• To do: Send each entry back exactly as given, pictures excluded.

Data listing:
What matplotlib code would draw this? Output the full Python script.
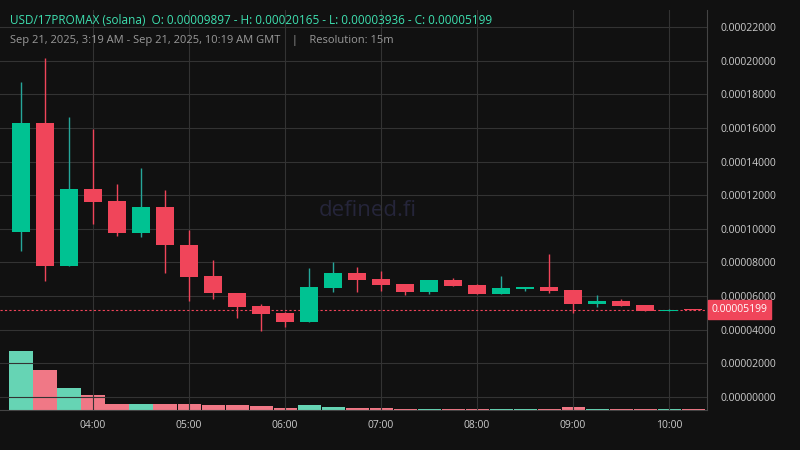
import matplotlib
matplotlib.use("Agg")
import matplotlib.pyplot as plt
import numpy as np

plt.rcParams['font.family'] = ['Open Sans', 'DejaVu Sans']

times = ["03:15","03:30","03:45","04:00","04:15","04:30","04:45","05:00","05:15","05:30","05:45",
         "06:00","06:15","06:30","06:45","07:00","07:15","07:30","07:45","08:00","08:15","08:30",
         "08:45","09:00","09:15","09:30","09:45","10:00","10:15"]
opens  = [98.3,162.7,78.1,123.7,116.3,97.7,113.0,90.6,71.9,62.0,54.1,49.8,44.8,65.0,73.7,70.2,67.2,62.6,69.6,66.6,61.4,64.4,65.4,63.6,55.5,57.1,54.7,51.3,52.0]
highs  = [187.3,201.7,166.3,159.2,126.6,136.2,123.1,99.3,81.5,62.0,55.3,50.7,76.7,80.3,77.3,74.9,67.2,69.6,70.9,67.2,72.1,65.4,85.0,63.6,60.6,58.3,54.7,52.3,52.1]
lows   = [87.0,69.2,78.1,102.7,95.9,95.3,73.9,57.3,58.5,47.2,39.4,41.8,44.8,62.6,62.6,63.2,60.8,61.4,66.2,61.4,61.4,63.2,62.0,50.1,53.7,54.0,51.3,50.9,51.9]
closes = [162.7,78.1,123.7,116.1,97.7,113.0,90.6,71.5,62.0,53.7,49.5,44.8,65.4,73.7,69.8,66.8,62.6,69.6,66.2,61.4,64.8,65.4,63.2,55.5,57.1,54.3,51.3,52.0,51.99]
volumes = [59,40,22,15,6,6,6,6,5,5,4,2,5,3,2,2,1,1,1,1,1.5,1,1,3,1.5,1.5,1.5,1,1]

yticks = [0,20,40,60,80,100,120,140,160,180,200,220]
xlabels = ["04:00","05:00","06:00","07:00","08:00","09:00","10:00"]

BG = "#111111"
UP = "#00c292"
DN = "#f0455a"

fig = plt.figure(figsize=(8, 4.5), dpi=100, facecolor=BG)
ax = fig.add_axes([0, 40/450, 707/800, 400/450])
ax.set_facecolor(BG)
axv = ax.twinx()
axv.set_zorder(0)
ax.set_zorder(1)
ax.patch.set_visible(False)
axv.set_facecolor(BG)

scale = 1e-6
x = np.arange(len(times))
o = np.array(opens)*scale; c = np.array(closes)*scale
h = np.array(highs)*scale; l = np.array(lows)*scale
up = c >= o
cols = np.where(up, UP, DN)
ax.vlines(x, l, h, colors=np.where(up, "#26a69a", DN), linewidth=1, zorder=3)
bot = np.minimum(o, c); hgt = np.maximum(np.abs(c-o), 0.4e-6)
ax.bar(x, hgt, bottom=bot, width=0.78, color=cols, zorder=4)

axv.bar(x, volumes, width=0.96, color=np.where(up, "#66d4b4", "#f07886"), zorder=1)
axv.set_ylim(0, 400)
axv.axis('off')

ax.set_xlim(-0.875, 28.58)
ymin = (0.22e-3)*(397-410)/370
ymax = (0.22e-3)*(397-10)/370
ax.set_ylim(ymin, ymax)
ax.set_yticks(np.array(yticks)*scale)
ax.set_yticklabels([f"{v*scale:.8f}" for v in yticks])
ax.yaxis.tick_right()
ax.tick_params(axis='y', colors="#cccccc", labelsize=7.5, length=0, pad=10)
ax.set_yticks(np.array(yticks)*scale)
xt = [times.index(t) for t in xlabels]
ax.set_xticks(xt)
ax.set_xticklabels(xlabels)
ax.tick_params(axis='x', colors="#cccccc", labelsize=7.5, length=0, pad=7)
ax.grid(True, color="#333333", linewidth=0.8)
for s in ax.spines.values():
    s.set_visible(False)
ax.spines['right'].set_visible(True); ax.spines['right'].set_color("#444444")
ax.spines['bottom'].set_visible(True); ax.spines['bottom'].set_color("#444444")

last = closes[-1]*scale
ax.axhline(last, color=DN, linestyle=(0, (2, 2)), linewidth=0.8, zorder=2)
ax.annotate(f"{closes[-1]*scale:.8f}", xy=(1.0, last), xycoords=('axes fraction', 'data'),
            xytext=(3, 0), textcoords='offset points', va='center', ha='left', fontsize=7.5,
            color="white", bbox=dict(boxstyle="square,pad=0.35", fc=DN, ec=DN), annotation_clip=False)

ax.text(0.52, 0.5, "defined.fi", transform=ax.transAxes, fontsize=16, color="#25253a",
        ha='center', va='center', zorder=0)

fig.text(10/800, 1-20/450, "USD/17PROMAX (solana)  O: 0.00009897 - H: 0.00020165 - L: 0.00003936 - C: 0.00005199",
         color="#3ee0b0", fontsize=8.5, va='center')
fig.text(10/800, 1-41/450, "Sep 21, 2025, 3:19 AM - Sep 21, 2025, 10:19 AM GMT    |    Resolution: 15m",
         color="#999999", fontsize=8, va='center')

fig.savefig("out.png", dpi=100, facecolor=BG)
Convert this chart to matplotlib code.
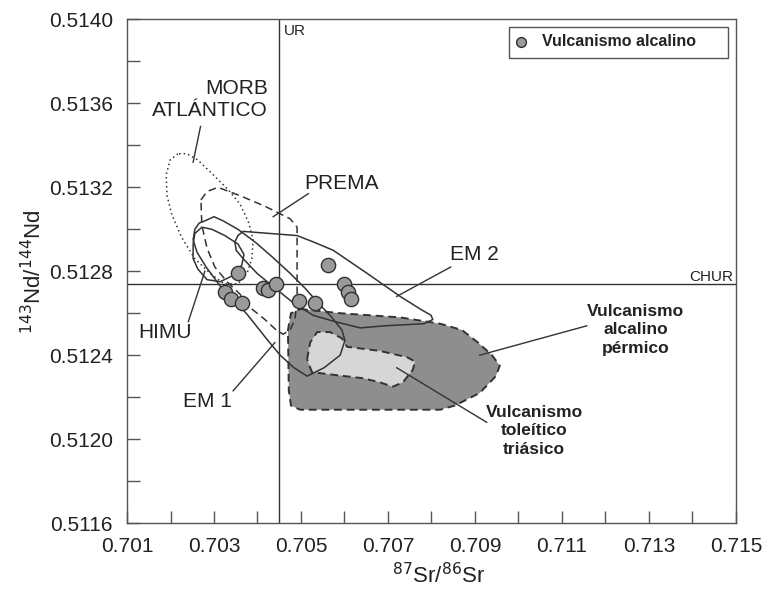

• The solution:
What matplotlib code would draw this? Output the full Python script.
import matplotlib
matplotlib.use("Agg")
import matplotlib.pyplot as plt
import numpy as np

plt.rcParams['font.family'] = ['Open Sans', 'DejaVu Sans']

times = ["03:15","03:30","03:45","04:00","04:15","04:30","04:45","05:00","05:15","05:30","05:45",
         "06:00","06:15","06:30","06:45","07:00","07:15","07:30","07:45","08:00","08:15","08:30",
         "08:45","09:00","09:15","09:30","09:45","10:00","10:15"]
opens  = [98.3,162.7,78.1,123.7,116.3,97.7,113.0,90.6,71.9,62.0,54.1,49.8,44.8,65.0,73.7,70.2,67.2,62.6,69.6,66.6,61.4,64.4,65.4,63.6,55.5,57.1,54.7,51.3,52.0]
highs  = [187.3,201.7,166.3,159.2,126.6,136.2,123.1,99.3,81.5,62.0,55.3,50.7,76.7,80.3,77.3,74.9,67.2,69.6,70.9,67.2,72.1,65.4,85.0,63.6,60.6,58.3,54.7,52.3,52.1]
lows   = [87.0,69.2,78.1,102.7,95.9,95.3,73.9,57.3,58.5,47.2,39.4,41.8,44.8,62.6,62.6,63.2,60.8,61.4,66.2,61.4,61.4,63.2,62.0,50.1,53.7,54.0,51.3,50.9,51.9]
closes = [162.7,78.1,123.7,116.1,97.7,113.0,90.6,71.5,62.0,53.7,49.5,44.8,65.4,73.7,69.8,66.8,62.6,69.6,66.2,61.4,64.8,65.4,63.2,55.5,57.1,54.3,51.3,52.0,51.99]
volumes = [59,40,22,15,6,6,6,6,5,5,4,2,5,3,2,2,1,1,1,1,1.5,1,1,3,1.5,1.5,1.5,1,1]

yticks = [0,20,40,60,80,100,120,140,160,180,200,220]
xlabels = ["04:00","05:00","06:00","07:00","08:00","09:00","10:00"]

BG = "#111111"
UP = "#00c292"
DN = "#f0455a"

fig = plt.figure(figsize=(8, 4.5), dpi=100, facecolor=BG)
ax = fig.add_axes([0, 40/450, 707/800, 400/450])
ax.set_facecolor(BG)
axv = ax.twinx()
axv.set_zorder(0)
ax.set_zorder(1)
ax.patch.set_visible(False)
axv.set_facecolor(BG)

scale = 1e-6
x = np.arange(len(times))
o = np.array(opens)*scale; c = np.array(closes)*scale
h = np.array(highs)*scale; l = np.array(lows)*scale
up = c >= o
cols = np.where(up, UP, DN)
ax.vlines(x, l, h, colors=np.where(up, "#26a69a", DN), linewidth=1, zorder=3)
bot = np.minimum(o, c); hgt = np.maximum(np.abs(c-o), 0.4e-6)
ax.bar(x, hgt, bottom=bot, width=0.78, color=cols, zorder=4)

axv.bar(x, volumes, width=0.96, color=np.where(up, "#66d4b4", "#f07886"), zorder=1)
axv.set_ylim(0, 400)
axv.axis('off')

ax.set_xlim(-0.875, 28.58)
ymin = (0.22e-3)*(397-410)/370
ymax = (0.22e-3)*(397-10)/370
ax.set_ylim(ymin, ymax)
ax.set_yticks(np.array(yticks)*scale)
ax.set_yticklabels([f"{v*scale:.8f}" for v in yticks])
ax.yaxis.tick_right()
ax.tick_params(axis='y', colors="#cccccc", labelsize=7.5, length=0, pad=10)
ax.set_yticks(np.array(yticks)*scale)
xt = [times.index(t) for t in xlabels]
ax.set_xticks(xt)
ax.set_xticklabels(xlabels)
ax.tick_params(axis='x', colors="#cccccc", labelsize=7.5, length=0, pad=7)
ax.grid(True, color="#333333", linewidth=0.8)
for s in ax.spines.values():
    s.set_visible(False)
ax.spines['right'].set_visible(True); ax.spines['right'].set_color("#444444")
ax.spines['bottom'].set_visible(True); ax.spines['bottom'].set_color("#444444")

last = closes[-1]*scale
ax.axhline(last, color=DN, linestyle=(0, (2, 2)), linewidth=0.8, zorder=2)
ax.annotate(f"{closes[-1]*scale:.8f}", xy=(1.0, last), xycoords=('axes fraction', 'data'),
            xytext=(3, 0), textcoords='offset points', va='center', ha='left', fontsize=7.5,
            color="white", bbox=dict(boxstyle="square,pad=0.35", fc=DN, ec=DN), annotation_clip=False)

ax.text(0.52, 0.5, "defined.fi", transform=ax.transAxes, fontsize=16, color="#25253a",
        ha='center', va='center', zorder=0)

fig.text(10/800, 1-20/450, "USD/17PROMAX (solana)  O: 0.00009897 - H: 0.00020165 - L: 0.00003936 - C: 0.00005199",
         color="#3ee0b0", fontsize=8.5, va='center')
fig.text(10/800, 1-41/450, "Sep 21, 2025, 3:19 AM - Sep 21, 2025, 10:19 AM GMT    |    Resolution: 15m",
         color="#999999", fontsize=8, va='center')

fig.savefig("out.png", dpi=100, facecolor=BG)
Convert this chart to matplotlib code.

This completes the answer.